Après Genève, il saisit l’opportunité de compléter sa formation au Centre de traduction littéraire de l’Université de Lausanne. Nous sommes en 2011. «C’est là que les rencontres se sont faites, petit à petit», raconte-t-il. Il doit choisir une œuvre inédite et découvre La légion étrangère de Friedrich Glauser. Il bénéficie alors du mentorat d’une traductrice confirmée, Marion Graf, qui lui conseille d’envoyer ses épreuves à l’éditrice des Editions Zoé. Son nom désormais s’affiche en couverture.

Dans la foulée, Marlyse Pietri lui confie ses premiers textes de Peter von Matt, La poste du Gothard ou les états d’âme d’une nation et Don Quichotte chevauche par-delà les frontières. Aux journées littéraires de Soleure il rencontre l’éditeur des Editions d’En Bas, Jean Richard, avec qui il entame également une collaboration.

«J’ai la chance de n’avoir traduit que des auteurs qui me parlent, avec qui j’ai des affinités», apprécie Lionel Felchlin. En traduisant von Matt, qui évoque l’industrialisation de la Suisse et qui cite Gottfried Keller, il s’intéresse à cet auteur suisse devenu un «classique» du XIXe siècle. Et creuse le filon.

Zoé lui fait confiance pour Les Gens de Seldwyla, recueil sur lequel il travaille pendant qu’il pendule vers Paris et un perfectionnement en traduction littéraire. Ce cycle de nouvelles n’avait jamais été traduit intégralement en français et une publication faisait sens, d’autant que Keller se situe aux prémisses d’une pensée écologique: dans la dernière nouvelle, «les gens» se battent pour sauver un chêne. «C’était l’époque, précise Lionel Felchlin, où l’on abattait des forêts de chênes pour construire les voies de chemin de fer.»

«Ce qui m’anime, c’est de jouer pour les autres, de transmettre ma passion à un public»
Lionel Felchlin

Aller-retour: dans le domaine de la traduction, on parle précisément de langue de départ et de langue d’arrivée.

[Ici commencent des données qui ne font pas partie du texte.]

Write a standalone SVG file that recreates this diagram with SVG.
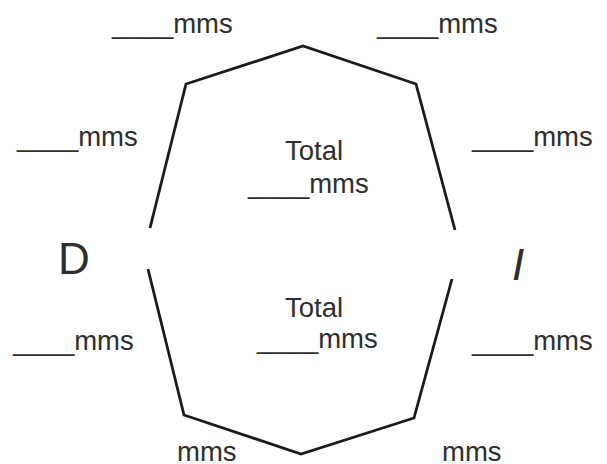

La «musique de l’allemand» vient à l’oreille du traducteur grâce à son père, zurichois. A sa mère, française, reviennent les nuances du français. Tous les grands écrivains suisses dont il est le passeur ont un lien avec Zurich, parce qu’ils y vivent ou y travaillent, remarque Lionel Felchlin: Gottfried Keller, Friedrich Glauser, aussi bien que les auteurs vivants, Peter von Matt, Reto Hänny, Gertrud Leutenegger et Lukas Bärfuss. C’est précisément le dernier livre paru en français de Lukas Bärfuss, Le carton de mon père – le troisième qu’il traduit aux Editions Zoé après Koala et Hagard – qui réunira l’auteur et son traducteur lors d’une table ronde du festival.

Le «catse»

Bien sûr, entre l’allemand du XIXe et celui d’aujourd’hui, les enjeux de traduction sont différents: «Je ne saurais pas traduire Keller comme on l’a fait il y a cent ans. Le défi est de conserver la langue tout en la rafraîchissant, en trouvant une fluidité et en évitant les mots vieillis. Quand la langue de départ n’est pas simple, le défi est de la mettre au goût du jour sans la dénaturer.»

Mais toujours, il a le souci de la transmission. D’ailleurs, quand on lui demande si les festivals, les lectures publiques ou les rencontres dans des classes d’étudiants sont une manière de conjurer l’endurance ascétique du traducteur, Lionel Felchlin corrige: «Ce qui m’anime, dans la musique, c’est de jouer pour les autres, transmettre ma passion à un public. C’est pareil pour la traduction! Et puis le contact avec les auteurs, c’est aussi des moments passionnants.» Timide, peut-être – il assume lui-même le qualificatif –, mais solitaire, non.